1. first bug
GCL (GNU Common Lisp) Version(2.5.0) Sun Nov 17 15:58:09 CET 2002
Licensed under GNU Library General Public License
Contains Enhancements by W. Schelter
Maxima 5.9.0rc3 http://maxima.sourceforge.net
Distributed under the GNU Public License. See the file COPYING.
Dedicated to the memory of William Schelter.
This is a development version of Maxima. The function bug_report()

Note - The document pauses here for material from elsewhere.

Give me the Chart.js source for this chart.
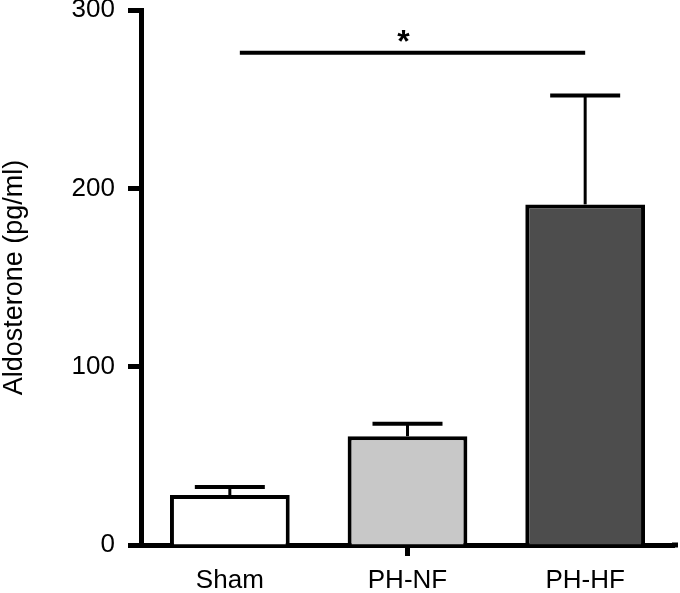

provides bug reporting information.
(C1) EquationP(e):=if part(e,0)="=" then true else false$
(C2) load("/usr/labri/rubey/maxima/src/binary-gcl/comm.o")$
(C3) load("/usr/labri/rubey/maxima/src/binary-gcl/mutils.o")$
(C4) load("/usr/labri/rubey/maxima/src/binary-gcl/set.o")$
(C5) load("algebra/solver/misc")$
(C6) load("algebra/solver/solver")$
(C7) display2d:false$
(C8) trace(solve)$
(C9) solver([u-t*(u^(l+1)+u+1) = 0,1-t*((l+1)*u^l+1) = 0],[u,t],[l]);
1 Enter SOLVE [(-l-1)*t*u^l-t+1,u]
Is l an integer?
y;
1 Exit SOLVE [u = (1/(l*t+t)-t/(l*t+t))^(1/l)]
1 Enter SOLVE
[-((l*((-(t-1)/((l+1)*t))^(1/l)+1)+1)*t-l*(-(t-1)/((l+1)*t))^(1/l))/(l+1),t]
1 Exit SOLVE [t =
l*(-(t-1)/((l+1)*t))^(1/l)/(l*(-(t-1)/((l+1)*t))^(1/l)+l+1)]
(D9) [[u = (-(t-1)/((l+1)*t))^(1/l),
[-((l*((-(t-1)/((l+1)*t))^(1/l)+1)+1)*t-l*(-(t-1)/((l+1)*t))^(1/l))
/(l+1)]]]
The second item of the solution does not make t explicit, although solve
did...
2. second bug (I think this is known, but I'm not sure)
the second time solver is invoked, it is silently assumed that l is an
integer. I think this assumption should be removed...
I'll post all three as a bug report
Martin
Unfortunately, maxima starts to become unusable for me now. I'm unhappy.